Cisco’s stock just posted its biggest single-day rally since 2002—the same day it announced nearly 4,000 job cuts. The networking giant’s shares rocketed 17% in after-hours trading as investors celebrated a massive AI order surge that raised the company’s annual projections by 80%. Meanwhile, thousands of employees learned their positions would be eliminated to fund this AI pivot.
The Numbers Tell Two Stories
Cisco’s Q3 beat sent clear signals about AI chips demand and corporate priorities.

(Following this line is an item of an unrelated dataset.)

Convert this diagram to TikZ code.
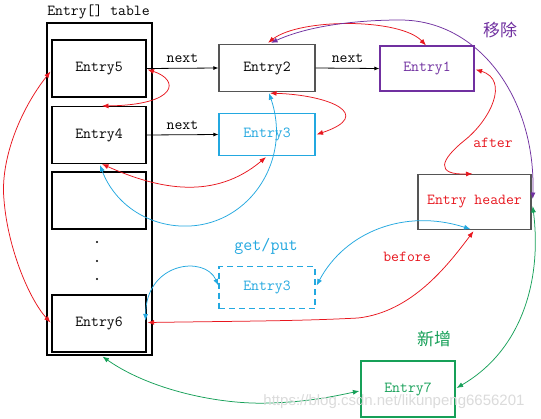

The earnings looked stellar on paper. Cisco delivered $1.06 per share versus the $1.04 analysts expected, while revenue hit $15.84 billion—well above the $15.56 billion consensus. The company raised its fourth-quarter guidance dramatically, projecting earnings between $1.16 and $1.18 per share when Wall Street was expecting just $1.07. These aren’t incremental beats; they’re the kind of numbers that make investors believe a company has cracked the code on something big.
AI Orders Explode Beyond Expectations
Hyperscale customers are suddenly flooding Cisco with orders for AI networking gear.
The real story emerged in Cisco’s AI infrastructure numbers. The company has already booked $5.3 billion in AI-related orders this fiscal year, prompting management to raise their full-year AI order outlook from $5 billion to $9 billion—an 80% increase that signals genuine momentum rather than marketing fluff. Cisco also bumped its AI revenue projection to $4 billion from $3 billion, suggesting these orders are converting to actual business. For a company that many considered an AI infrastructure laggard compared to Arista Networks and others, this represents a remarkable turnaround.
The Human Cost of Digital Transformation
CEO Chuck Robbins frames job cuts as strategic necessity for AI competitiveness.
But here’s where the celebration gets complicated. Cisco simultaneously announced it would eliminate fewer than 4,000 jobs—under 5% of its workforce—as part of what CEO Chuck Robbins called the company’s need for “focus, urgency, and discipline.” In a blog post, Robbins argued that “the companies that will win in the AI era will be those with focus, urgency, and the discipline to continuously shift investment toward the areas where demand and long-term value creation are strongest.”
The restructuring will cost Cisco about $1 billion in charges, with $450 million hitting this quarter alone. This isn’t Cisco’s first AI-justified workforce reduction either. The company cut 4,250 roles in February 2024, citing similar needs to realign costs with AI strategy. You’re watching the AI economy’s core contradiction play out in real time: soaring valuations and record orders alongside systematic job elimination, all justified by the imperative to “win” an era that’s creating unprecedented wealth while displacing the workers who built it.